**Exercise objective**
Copy each line below that includes "script".

[A run of records]
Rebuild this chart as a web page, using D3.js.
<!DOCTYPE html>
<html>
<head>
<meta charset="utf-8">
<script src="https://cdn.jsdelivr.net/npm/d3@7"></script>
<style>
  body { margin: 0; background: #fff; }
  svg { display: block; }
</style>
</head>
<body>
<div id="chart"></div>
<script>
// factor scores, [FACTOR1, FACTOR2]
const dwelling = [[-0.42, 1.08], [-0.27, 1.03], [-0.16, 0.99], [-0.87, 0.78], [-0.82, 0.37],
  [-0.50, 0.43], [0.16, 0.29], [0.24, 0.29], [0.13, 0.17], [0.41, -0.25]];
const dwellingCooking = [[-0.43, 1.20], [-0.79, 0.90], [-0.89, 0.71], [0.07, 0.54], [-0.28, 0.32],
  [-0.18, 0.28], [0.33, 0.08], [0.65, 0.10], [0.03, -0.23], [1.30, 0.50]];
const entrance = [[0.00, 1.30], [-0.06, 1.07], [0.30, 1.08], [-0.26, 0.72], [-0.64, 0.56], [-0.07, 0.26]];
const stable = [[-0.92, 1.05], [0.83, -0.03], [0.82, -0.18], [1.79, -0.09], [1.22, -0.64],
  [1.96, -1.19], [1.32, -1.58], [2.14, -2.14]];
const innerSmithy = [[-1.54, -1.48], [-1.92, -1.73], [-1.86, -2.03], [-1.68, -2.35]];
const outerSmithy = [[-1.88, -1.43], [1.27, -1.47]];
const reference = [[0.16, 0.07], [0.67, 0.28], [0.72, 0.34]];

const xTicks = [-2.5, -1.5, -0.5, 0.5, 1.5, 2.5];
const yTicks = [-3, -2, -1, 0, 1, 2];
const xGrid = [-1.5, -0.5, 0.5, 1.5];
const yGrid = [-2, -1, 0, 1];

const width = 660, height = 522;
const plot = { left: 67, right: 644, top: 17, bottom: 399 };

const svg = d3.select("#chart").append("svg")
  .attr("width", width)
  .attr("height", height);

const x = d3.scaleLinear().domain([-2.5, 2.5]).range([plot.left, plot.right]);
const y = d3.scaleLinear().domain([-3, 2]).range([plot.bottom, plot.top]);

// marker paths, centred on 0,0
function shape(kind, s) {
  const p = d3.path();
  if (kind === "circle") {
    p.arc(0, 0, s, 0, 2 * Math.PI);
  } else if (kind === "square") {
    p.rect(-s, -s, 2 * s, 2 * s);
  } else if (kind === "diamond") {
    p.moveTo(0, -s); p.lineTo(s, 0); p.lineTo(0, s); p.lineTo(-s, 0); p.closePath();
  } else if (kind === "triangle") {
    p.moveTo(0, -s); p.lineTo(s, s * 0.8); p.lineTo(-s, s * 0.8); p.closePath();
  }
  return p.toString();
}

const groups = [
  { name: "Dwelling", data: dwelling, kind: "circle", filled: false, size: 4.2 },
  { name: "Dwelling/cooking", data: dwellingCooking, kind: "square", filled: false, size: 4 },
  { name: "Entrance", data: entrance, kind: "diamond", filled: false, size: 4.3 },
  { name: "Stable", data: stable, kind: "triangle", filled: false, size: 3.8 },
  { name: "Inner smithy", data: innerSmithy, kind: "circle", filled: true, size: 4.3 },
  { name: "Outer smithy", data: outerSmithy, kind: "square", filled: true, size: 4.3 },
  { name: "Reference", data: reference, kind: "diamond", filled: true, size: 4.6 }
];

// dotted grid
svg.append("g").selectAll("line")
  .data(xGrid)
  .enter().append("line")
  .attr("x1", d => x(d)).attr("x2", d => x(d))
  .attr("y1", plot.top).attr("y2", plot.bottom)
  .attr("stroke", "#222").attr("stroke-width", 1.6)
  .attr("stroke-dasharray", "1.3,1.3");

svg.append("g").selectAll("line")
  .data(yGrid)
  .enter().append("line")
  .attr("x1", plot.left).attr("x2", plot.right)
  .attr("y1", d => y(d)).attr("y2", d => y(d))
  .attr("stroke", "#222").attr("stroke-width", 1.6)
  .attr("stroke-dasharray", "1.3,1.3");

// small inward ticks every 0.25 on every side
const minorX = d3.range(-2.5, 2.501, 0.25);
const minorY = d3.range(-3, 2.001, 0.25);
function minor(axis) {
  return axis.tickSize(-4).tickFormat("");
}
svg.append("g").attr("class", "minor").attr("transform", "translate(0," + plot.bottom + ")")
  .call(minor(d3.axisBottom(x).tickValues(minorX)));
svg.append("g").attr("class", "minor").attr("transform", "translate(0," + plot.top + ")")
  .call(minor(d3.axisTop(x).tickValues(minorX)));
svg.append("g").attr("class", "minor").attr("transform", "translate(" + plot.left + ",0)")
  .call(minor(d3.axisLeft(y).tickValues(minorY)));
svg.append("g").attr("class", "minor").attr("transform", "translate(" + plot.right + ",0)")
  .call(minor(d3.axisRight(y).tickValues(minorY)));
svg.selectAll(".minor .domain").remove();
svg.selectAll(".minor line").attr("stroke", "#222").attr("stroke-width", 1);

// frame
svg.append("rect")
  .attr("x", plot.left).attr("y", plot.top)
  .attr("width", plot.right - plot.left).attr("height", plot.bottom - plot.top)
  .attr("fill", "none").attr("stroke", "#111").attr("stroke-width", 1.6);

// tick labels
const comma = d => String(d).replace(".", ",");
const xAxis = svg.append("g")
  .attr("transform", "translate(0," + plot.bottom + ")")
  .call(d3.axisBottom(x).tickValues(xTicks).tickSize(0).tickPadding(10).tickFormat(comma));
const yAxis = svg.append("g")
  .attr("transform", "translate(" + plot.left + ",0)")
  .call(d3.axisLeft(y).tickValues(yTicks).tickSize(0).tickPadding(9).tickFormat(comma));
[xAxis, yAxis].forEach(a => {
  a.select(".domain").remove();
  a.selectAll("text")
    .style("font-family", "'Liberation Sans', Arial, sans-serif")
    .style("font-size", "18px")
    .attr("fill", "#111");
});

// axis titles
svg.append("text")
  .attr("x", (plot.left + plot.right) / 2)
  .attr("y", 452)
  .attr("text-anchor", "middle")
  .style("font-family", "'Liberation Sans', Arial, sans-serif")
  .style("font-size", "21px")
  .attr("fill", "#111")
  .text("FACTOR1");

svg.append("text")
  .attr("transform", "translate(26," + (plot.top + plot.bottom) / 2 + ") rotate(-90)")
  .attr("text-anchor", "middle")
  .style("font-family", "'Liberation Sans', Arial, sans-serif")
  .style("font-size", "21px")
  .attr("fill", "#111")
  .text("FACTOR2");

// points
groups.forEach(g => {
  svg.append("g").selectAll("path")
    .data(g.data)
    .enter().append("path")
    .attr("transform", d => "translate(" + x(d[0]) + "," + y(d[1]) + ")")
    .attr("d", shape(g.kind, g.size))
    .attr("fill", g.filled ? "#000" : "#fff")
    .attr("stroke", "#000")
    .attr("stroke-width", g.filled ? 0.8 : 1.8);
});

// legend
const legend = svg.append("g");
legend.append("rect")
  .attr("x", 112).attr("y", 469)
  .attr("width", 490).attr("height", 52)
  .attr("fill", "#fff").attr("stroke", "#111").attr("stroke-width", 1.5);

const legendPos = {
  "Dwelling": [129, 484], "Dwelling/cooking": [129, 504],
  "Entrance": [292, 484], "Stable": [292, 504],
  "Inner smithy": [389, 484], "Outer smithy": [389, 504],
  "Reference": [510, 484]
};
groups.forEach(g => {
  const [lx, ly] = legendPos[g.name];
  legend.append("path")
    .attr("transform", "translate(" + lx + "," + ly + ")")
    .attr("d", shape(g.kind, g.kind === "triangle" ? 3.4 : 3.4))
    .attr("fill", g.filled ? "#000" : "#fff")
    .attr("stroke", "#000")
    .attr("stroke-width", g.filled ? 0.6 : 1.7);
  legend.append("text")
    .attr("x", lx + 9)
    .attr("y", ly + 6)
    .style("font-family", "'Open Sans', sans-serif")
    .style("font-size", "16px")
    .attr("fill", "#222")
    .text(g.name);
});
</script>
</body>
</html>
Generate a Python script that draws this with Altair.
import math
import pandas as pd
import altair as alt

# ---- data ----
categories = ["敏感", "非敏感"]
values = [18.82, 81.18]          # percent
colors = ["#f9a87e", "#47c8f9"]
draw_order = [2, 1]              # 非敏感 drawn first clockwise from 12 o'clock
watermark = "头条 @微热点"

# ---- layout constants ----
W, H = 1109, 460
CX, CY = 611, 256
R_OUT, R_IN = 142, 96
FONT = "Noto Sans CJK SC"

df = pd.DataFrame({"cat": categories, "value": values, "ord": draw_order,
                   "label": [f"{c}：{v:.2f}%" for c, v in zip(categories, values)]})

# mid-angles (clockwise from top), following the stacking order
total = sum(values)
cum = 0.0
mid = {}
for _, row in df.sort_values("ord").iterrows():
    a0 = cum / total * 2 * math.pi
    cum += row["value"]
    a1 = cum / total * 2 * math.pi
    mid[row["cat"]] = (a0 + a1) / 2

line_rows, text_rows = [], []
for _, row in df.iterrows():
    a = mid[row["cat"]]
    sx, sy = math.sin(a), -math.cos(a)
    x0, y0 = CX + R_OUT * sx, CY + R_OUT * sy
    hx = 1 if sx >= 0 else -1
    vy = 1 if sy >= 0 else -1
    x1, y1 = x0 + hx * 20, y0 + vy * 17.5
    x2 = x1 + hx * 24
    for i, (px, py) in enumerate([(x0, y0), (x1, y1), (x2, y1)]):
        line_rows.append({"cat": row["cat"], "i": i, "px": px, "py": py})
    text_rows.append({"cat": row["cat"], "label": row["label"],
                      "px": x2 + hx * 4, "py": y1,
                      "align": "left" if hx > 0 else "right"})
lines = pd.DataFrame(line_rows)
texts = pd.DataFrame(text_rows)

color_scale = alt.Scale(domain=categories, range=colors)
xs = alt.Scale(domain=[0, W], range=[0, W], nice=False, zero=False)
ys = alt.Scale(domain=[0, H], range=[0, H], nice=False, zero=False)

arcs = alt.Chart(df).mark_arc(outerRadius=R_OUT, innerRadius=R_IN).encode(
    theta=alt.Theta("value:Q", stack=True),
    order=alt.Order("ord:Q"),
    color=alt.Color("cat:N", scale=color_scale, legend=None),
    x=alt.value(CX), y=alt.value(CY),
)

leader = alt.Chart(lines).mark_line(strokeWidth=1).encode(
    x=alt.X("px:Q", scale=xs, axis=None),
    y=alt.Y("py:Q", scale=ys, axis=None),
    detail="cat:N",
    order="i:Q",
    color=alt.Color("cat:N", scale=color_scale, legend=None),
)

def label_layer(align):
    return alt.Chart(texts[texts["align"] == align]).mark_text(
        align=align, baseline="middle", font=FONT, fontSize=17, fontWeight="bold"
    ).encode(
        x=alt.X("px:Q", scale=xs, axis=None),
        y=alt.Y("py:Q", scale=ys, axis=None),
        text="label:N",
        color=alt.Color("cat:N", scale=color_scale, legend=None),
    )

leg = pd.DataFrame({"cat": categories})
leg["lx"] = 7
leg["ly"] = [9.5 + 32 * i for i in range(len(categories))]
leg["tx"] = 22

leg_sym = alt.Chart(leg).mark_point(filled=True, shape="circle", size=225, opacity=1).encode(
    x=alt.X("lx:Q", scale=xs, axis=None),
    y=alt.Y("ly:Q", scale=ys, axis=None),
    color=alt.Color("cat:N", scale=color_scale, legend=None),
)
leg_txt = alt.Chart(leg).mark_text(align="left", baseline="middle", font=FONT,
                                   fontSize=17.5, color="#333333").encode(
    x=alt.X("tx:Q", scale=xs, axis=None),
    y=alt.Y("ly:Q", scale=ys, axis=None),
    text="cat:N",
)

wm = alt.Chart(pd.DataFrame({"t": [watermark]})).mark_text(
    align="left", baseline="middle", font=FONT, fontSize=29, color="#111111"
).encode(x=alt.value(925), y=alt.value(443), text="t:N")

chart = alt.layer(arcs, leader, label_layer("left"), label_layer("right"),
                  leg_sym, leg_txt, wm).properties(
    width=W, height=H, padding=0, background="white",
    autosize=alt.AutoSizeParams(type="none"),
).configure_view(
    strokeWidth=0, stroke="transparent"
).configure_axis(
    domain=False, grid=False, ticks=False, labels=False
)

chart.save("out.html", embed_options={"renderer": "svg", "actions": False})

**Answer for the task**
<script src="https://cdn.jsdelivr.net/npm/d3@7"></script>
<script>
</script>
Generate a Python script that draws this with Altair.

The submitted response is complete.